#### AVAILABLE RECORDS
--------------------

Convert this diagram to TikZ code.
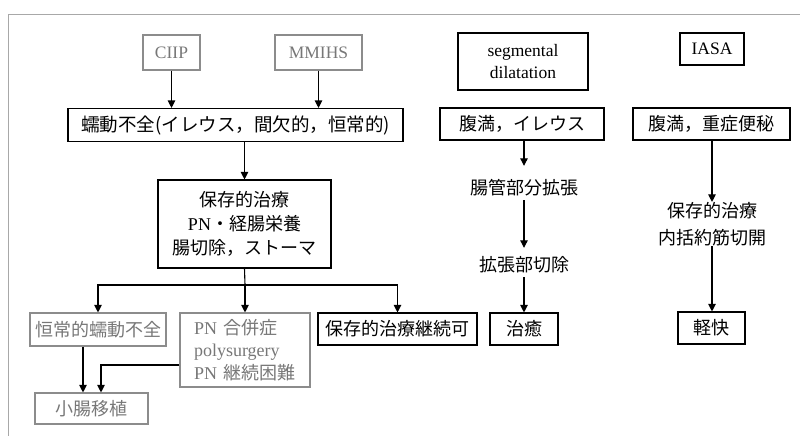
\documentclass[tikz,border=0pt]{standalone}
\usepackage{fontspec}
\setmainfont{Liberation Serif}
\newfontfamily\jp{Noto Sans CJK JP}
\usetikzlibrary{arrows.meta}
\definecolor{gtext}{HTML}{777777}
\definecolor{gline}{HTML}{8C8C8C}
\definecolor{framec}{HTML}{A8A8A8}
\begin{document}
\begin{tikzpicture}[x=1pt,y=-1pt,
  box/.style={draw=black,line width=1.1pt,inner sep=0pt,align=center,
    font=\fontsize{18}{24}\selectfont\jp},
  gbox/.style={box,draw=gline,text=gtext},
  lat/.style={font=\fontsize{17.5}{21.5}\selectfont\rmfamily},
  lbl/.style={inner sep=0pt,align=center,font=\fontsize{18}{27}\selectfont\jp},
  arr/.style={-{Triangle[length=7.5pt,width=7.5pt]},line width=1.1pt},
  ln/.style={line width=1.1pt}]
\useasboundingbox (0,0) rectangle (800,436);
% partial outer frame
\draw[framec,line width=0.7pt] (8,436) -- (8,14) -- (800,14);

% left column
\node[gbox,lat,minimum width=57,minimum height=35] (ciip) at (171.5,52.5) {CIIP};
\node[gbox,lat,minimum width=87,minimum height=35] (mmihs) at (318.5,52.5) {MMIHS};
\node[box,minimum width=335,minimum height=33,font=\fontsize{18.5}{24}\selectfont\jp] (pd) at (235.5,125) {蠕動不全(イレウス，間欠的，恒常的)};
\node[box,minimum width=173,minimum height=88] (cons) at (244.5,224)
  {\raisebox{-3pt}{保存的治療}\\\raisebox{-3pt}{{\rmfamily PN}・経腸栄養}\\\raisebox{-3pt}{腸切除，ストーマ}};
\node[gbox,minimum width=136,minimum height=33] (chronic) at (98,329.5) {恒常的蠕動不全};
\node[gbox,minimum width=130,minimum height=74,align=left,text width=102,
  font=\fontsize{18}{22.5}\selectfont\jp] (pncomp) at (245,350)
  {{\rmfamily PN} 合併症\\{\rmfamily polysurgery}\\{\rmfamily PN} 継続困難};
\node[box,minimum width=159,minimum height=32] (cont) at (397.5,329) {保存的治療継続可};
\node[gbox,minimum width=113,minimum height=31] (sbt) at (91.5,408.5) {小腸移植};

\draw[arr] (ciip.south) -- (ciip.south |- pd.north);
\draw[arr] (mmihs.south) -- (mmihs.south |- pd.north);
\draw[arr] (cons.north |- pd.south) -- (cons.north);
\coordinate (br) at (245,285);
\draw[ln] (cons.south) -- (br);
\draw[arr] (br) -| (chronic.north);
\draw[arr] (br) -- (pncomp.north);
\draw[arr] (br) -| (cont.north);
\draw[arr] ([xshift=-15pt]chronic.south) -- ([xshift=-15pt]chronic.south |- sbt.north);
\draw[arr] ([yshift=-15pt]pncomp.west) -| ([xshift=9.5pt]sbt.north);

% segmental dilatation column
\node[box,lat,minimum width=130,minimum height=57] (seg) at (523,61.5) {segmental\\dilatation};
\node[box,minimum width=164,minimum height=32] (ileus) at (522,124) {腹満，イレウス};
\node[lbl,minimum height=24] (t1) at (524,188) {腸管部分拡張};
\node[lbl,minimum height=24] (t2) at (524,265) {拡張部切除};
\node[box,minimum width=68,minimum height=32] (cure) at (524,329) {治癒};
\draw[arr] (t1.north |- ileus.south) -- ([yshift=10pt]t1.north);
\draw[arr] (t1.south) -- ([yshift=5pt]t2.north);
\draw[arr] (t2.south) -- (cure.north);

% IASA column
\node[box,lat,minimum width=64,minimum height=32] (iasa) at (712,49) {IASA};
\node[box,minimum width=157,minimum height=32] (constip) at (711.5,124) {腹満，重症便秘};
\node[lbl] (t3) at (712,224) {保存的治療\\内括約筋切開};
\node[box,minimum width=67,minimum height=32] (relief) at (711.5,328) {軽快};
\draw[arr] (t3.north |- constip.south) -- (t3.north);
\draw[arr] (t3.south) -- (t3.south |- relief.north);
\end{tikzpicture}
\end{document}
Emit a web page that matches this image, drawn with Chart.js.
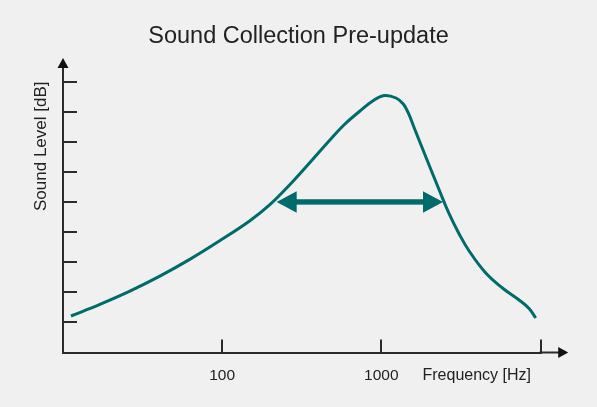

--------------------

#### GIVEN INSTRUCTION
Strip out the pictures and quote the remaining data word for word.

#### COMPLETED TASK
Convert this diagram to TikZ code.
\documentclass[tikz,border=0pt]{standalone}
\usepackage{fontspec}
\setmainfont{Liberation Serif}
\newfontfamily\jp{Noto Sans CJK JP}
\usetikzlibrary{arrows.meta}
\definecolor{gtext}{HTML}{777777}
\definecolor{gline}{HTML}{8C8C8C}
\definecolor{framec}{HTML}{A8A8A8}
\begin{document}
\begin{tikzpicture}[x=1pt,y=-1pt,
  box/.style={draw=black,line width=1.1pt,inner sep=0pt,align=center,
    font=\fontsize{18}{24}\selectfont\jp},
  gbox/.style={box,draw=gline,text=gtext},
  lat/.style={font=\fontsize{17.5}{21.5}\selectfont\rmfamily},
  lbl/.style={inner sep=0pt,align=center,font=\fontsize{18}{27}\selectfont\jp},
  arr/.style={-{Triangle[length=7.5pt,width=7.5pt]},line width=1.1pt},
  ln/.style={line width=1.1pt}]
\useasboundingbox (0,0) rectangle (800,436);
% partial outer frame
\draw[framec,line width=0.7pt] (8,436) -- (8,14) -- (800,14);

% left column
\node[gbox,lat,minimum width=57,minimum height=35] (ciip) at (171.5,52.5) {CIIP};
\node[gbox,lat,minimum width=87,minimum height=35] (mmihs) at (318.5,52.5) {MMIHS};
\node[box,minimum width=335,minimum height=33,font=\fontsize{18.5}{24}\selectfont\jp] (pd) at (235.5,125) {蠕動不全(イレウス，間欠的，恒常的)};
\node[box,minimum width=173,minimum height=88] (cons) at (244.5,224)
  {\raisebox{-3pt}{保存的治療}\\\raisebox{-3pt}{{\rmfamily PN}・経腸栄養}\\\raisebox{-3pt}{腸切除，ストーマ}};
\node[gbox,minimum width=136,minimum height=33] (chronic) at (98,329.5) {恒常的蠕動不全};
\node[gbox,minimum width=130,minimum height=74,align=left,text width=102,
  font=\fontsize{18}{22.5}\selectfont\jp] (pncomp) at (245,350)
  {{\rmfamily PN} 合併症\\{\rmfamily polysurgery}\\{\rmfamily PN} 継続困難};
\node[box,minimum width=159,minimum height=32] (cont) at (397.5,329) {保存的治療継続可};
\node[gbox,minimum width=113,minimum height=31] (sbt) at (91.5,408.5) {小腸移植};

\draw[arr] (ciip.south) -- (ciip.south |- pd.north);
\draw[arr] (mmihs.south) -- (mmihs.south |- pd.north);
\draw[arr] (cons.north |- pd.south) -- (cons.north);
\coordinate (br) at (245,285);
\draw[ln] (cons.south) -- (br);
\draw[arr] (br) -| (chronic.north);
\draw[arr] (br) -- (pncomp.north);
\draw[arr] (br) -| (cont.north);
\draw[arr] ([xshift=-15pt]chronic.south) -- ([xshift=-15pt]chronic.south |- sbt.north);
\draw[arr] ([yshift=-15pt]pncomp.west) -| ([xshift=9.5pt]sbt.north);

% segmental dilatation column
\node[box,lat,minimum width=130,minimum height=57] (seg) at (523,61.5) {segmental\\dilatation};
\node[box,minimum width=164,minimum height=32] (ileus) at (522,124) {腹満，イレウス};
\node[lbl,minimum height=24] (t1) at (524,188) {腸管部分拡張};
\node[lbl,minimum height=24] (t2) at (524,265) {拡張部切除};
\node[box,minimum width=68,minimum height=32] (cure) at (524,329) {治癒};
\draw[arr] (t1.north |- ileus.south) -- ([yshift=10pt]t1.north);
\draw[arr] (t1.south) -- ([yshift=5pt]t2.north);
\draw[arr] (t2.south) -- (cure.north);

% IASA column
\node[box,lat,minimum width=64,minimum height=32] (iasa) at (712,49) {IASA};
\node[box,minimum width=157,minimum height=32] (constip) at (711.5,124) {腹満，重症便秘};
\node[lbl] (t3) at (712,224) {保存的治療\\内括約筋切開};
\node[box,minimum width=67,minimum height=32] (relief) at (711.5,328) {軽快};
\draw[arr] (t3.north |- constip.south) -- (t3.north);
\draw[arr] (t3.south) -- (t3.south |- relief.north);
\end{tikzpicture}
\end{document}
Emit a web page that matches this image, drawn with Chart.js.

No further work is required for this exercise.